Exercise:
Quote the whole listing verbatim.

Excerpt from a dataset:
• • •

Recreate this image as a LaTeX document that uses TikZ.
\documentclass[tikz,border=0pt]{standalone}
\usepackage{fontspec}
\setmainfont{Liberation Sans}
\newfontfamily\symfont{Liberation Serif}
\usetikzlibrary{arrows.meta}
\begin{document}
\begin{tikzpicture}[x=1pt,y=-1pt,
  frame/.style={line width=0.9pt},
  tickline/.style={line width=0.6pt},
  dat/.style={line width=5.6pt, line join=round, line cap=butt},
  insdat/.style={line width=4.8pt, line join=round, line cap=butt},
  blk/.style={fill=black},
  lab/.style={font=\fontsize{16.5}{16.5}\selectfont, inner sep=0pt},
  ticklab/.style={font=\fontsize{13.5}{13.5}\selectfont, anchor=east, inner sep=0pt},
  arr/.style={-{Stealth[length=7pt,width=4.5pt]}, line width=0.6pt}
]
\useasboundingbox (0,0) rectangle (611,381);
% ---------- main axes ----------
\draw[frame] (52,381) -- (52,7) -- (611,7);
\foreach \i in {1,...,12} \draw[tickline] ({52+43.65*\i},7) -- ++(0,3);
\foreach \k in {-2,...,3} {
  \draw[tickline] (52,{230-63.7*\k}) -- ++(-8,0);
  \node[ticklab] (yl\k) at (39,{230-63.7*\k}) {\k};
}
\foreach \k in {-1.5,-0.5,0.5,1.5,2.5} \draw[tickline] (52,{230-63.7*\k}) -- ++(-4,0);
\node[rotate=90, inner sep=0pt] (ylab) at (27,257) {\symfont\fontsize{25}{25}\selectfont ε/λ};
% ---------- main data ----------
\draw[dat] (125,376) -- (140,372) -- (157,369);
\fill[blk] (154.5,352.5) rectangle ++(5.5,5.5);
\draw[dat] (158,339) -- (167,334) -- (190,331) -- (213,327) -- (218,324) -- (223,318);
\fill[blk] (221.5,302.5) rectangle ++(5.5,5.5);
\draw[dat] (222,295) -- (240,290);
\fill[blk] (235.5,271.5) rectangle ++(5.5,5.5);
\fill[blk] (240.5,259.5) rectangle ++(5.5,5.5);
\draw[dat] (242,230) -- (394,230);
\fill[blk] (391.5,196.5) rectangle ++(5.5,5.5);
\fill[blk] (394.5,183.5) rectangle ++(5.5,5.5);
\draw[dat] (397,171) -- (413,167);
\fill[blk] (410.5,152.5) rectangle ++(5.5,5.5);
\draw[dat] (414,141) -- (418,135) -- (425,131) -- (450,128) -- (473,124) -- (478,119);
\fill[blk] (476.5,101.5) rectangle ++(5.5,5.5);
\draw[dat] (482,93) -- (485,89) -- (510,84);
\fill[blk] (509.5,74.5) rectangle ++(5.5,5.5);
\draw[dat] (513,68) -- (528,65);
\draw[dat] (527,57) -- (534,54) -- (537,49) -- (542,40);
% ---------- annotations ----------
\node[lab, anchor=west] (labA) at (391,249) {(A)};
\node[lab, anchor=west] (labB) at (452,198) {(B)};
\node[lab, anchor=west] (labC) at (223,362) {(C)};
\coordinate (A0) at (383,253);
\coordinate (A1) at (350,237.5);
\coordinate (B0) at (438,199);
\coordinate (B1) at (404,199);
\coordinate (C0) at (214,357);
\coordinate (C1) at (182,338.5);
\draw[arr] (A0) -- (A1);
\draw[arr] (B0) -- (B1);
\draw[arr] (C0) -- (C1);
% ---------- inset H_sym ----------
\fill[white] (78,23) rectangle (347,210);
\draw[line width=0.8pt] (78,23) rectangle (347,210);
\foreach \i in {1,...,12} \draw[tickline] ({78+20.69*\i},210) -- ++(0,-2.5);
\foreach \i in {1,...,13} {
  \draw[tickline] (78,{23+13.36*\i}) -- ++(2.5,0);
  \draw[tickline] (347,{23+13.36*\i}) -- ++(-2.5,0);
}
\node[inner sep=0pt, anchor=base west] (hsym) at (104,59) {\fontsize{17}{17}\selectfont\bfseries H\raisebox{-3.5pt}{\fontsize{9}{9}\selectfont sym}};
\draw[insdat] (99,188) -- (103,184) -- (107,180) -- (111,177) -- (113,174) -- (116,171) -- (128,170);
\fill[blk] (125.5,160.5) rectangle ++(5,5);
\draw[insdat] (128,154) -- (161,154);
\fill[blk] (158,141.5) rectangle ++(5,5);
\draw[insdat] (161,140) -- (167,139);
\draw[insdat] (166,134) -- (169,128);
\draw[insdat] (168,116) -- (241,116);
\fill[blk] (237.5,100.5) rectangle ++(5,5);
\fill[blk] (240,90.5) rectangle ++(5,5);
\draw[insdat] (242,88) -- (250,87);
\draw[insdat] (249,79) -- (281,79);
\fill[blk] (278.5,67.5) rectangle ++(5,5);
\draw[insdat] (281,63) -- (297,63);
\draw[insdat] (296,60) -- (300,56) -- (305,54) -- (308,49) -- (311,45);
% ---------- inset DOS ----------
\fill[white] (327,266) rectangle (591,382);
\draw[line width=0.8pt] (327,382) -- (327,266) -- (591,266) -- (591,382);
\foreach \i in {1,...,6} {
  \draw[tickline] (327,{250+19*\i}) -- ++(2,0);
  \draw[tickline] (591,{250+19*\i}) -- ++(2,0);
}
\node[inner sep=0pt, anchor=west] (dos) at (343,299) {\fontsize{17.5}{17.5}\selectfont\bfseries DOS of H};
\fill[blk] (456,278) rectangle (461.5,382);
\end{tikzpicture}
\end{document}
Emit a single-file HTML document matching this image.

• • •

Final answer:
Recreate this image as a LaTeX document that uses TikZ.
\documentclass[tikz,border=0pt]{standalone}
\usepackage{fontspec}
\setmainfont{Liberation Sans}
\newfontfamily\symfont{Liberation Serif}
\usetikzlibrary{arrows.meta}
\begin{document}
\begin{tikzpicture}[x=1pt,y=-1pt,
  frame/.style={line width=0.9pt},
  tickline/.style={line width=0.6pt},
  dat/.style={line width=5.6pt, line join=round, line cap=butt},
  insdat/.style={line width=4.8pt, line join=round, line cap=butt},
  blk/.style={fill=black},
  lab/.style={font=\fontsize{16.5}{16.5}\selectfont, inner sep=0pt},
  ticklab/.style={font=\fontsize{13.5}{13.5}\selectfont, anchor=east, inner sep=0pt},
  arr/.style={-{Stealth[length=7pt,width=4.5pt]}, line width=0.6pt}
]
\useasboundingbox (0,0) rectangle (611,381);
% ---------- main axes ----------
\draw[frame] (52,381) -- (52,7) -- (611,7);
\foreach \i in {1,...,12} \draw[tickline] ({52+43.65*\i},7) -- ++(0,3);
\foreach \k in {-2,...,3} {
  \draw[tickline] (52,{230-63.7*\k}) -- ++(-8,0);
  \node[ticklab] (yl\k) at (39,{230-63.7*\k}) {\k};
}
\foreach \k in {-1.5,-0.5,0.5,1.5,2.5} \draw[tickline] (52,{230-63.7*\k}) -- ++(-4,0);
\node[rotate=90, inner sep=0pt] (ylab) at (27,257) {\symfont\fontsize{25}{25}\selectfont ε/λ};
% ---------- main data ----------
\draw[dat] (125,376) -- (140,372) -- (157,369);
\fill[blk] (154.5,352.5) rectangle ++(5.5,5.5);
\draw[dat] (158,339) -- (167,334) -- (190,331) -- (213,327) -- (218,324) -- (223,318);
\fill[blk] (221.5,302.5) rectangle ++(5.5,5.5);
\draw[dat] (222,295) -- (240,290);
\fill[blk] (235.5,271.5) rectangle ++(5.5,5.5);
\fill[blk] (240.5,259.5) rectangle ++(5.5,5.5);
\draw[dat] (242,230) -- (394,230);
\fill[blk] (391.5,196.5) rectangle ++(5.5,5.5);
\fill[blk] (394.5,183.5) rectangle ++(5.5,5.5);
\draw[dat] (397,171) -- (413,167);
\fill[blk] (410.5,152.5) rectangle ++(5.5,5.5);
\draw[dat] (414,141) -- (418,135) -- (425,131) -- (450,128) -- (473,124) -- (478,119);
\fill[blk] (476.5,101.5) rectangle ++(5.5,5.5);
\draw[dat] (482,93) -- (485,89) -- (510,84);
\fill[blk] (509.5,74.5) rectangle ++(5.5,5.5);
\draw[dat] (513,68) -- (528,65);
\draw[dat] (527,57) -- (534,54) -- (537,49) -- (542,40);
% ---------- annotations ----------
\node[lab, anchor=west] (labA) at (391,249) {(A)};
\node[lab, anchor=west] (labB) at (452,198) {(B)};
\node[lab, anchor=west] (labC) at (223,362) {(C)};
\coordinate (A0) at (383,253);
\coordinate (A1) at (350,237.5);
\coordinate (B0) at (438,199);
\coordinate (B1) at (404,199);
\coordinate (C0) at (214,357);
\coordinate (C1) at (182,338.5);
\draw[arr] (A0) -- (A1);
\draw[arr] (B0) -- (B1);
\draw[arr] (C0) -- (C1);
% ---------- inset H_sym ----------
\fill[white] (78,23) rectangle (347,210);
\draw[line width=0.8pt] (78,23) rectangle (347,210);
\foreach \i in {1,...,12} \draw[tickline] ({78+20.69*\i},210) -- ++(0,-2.5);
\foreach \i in {1,...,13} {
  \draw[tickline] (78,{23+13.36*\i}) -- ++(2.5,0);
  \draw[tickline] (347,{23+13.36*\i}) -- ++(-2.5,0);
}
\node[inner sep=0pt, anchor=base west] (hsym) at (104,59) {\fontsize{17}{17}\selectfont\bfseries H\raisebox{-3.5pt}{\fontsize{9}{9}\selectfont sym}};
\draw[insdat] (99,188) -- (103,184) -- (107,180) -- (111,177) -- (113,174) -- (116,171) -- (128,170);
\fill[blk] (125.5,160.5) rectangle ++(5,5);
\draw[insdat] (128,154) -- (161,154);
\fill[blk] (158,141.5) rectangle ++(5,5);
\draw[insdat] (161,140) -- (167,139);
\draw[insdat] (166,134) -- (169,128);
\draw[insdat] (168,116) -- (241,116);
\fill[blk] (237.5,100.5) rectangle ++(5,5);
\fill[blk] (240,90.5) rectangle ++(5,5);
\draw[insdat] (242,88) -- (250,87);
\draw[insdat] (249,79) -- (281,79);
\fill[blk] (278.5,67.5) rectangle ++(5,5);
\draw[insdat] (281,63) -- (297,63);
\draw[insdat] (296,60) -- (300,56) -- (305,54) -- (308,49) -- (311,45);
% ---------- inset DOS ----------
\fill[white] (327,266) rectangle (591,382);
\draw[line width=0.8pt] (327,382) -- (327,266) -- (591,266) -- (591,382);
\foreach \i in {1,...,6} {
  \draw[tickline] (327,{250+19*\i}) -- ++(2,0);
  \draw[tickline] (591,{250+19*\i}) -- ++(2,0);
}
\node[inner sep=0pt, anchor=west] (dos) at (343,299) {\fontsize{17.5}{17.5}\selectfont\bfseries DOS of H};
\fill[blk] (456,278) rectangle (461.5,382);
\end{tikzpicture}
\end{document}
Emit a single-file HTML document matching this image.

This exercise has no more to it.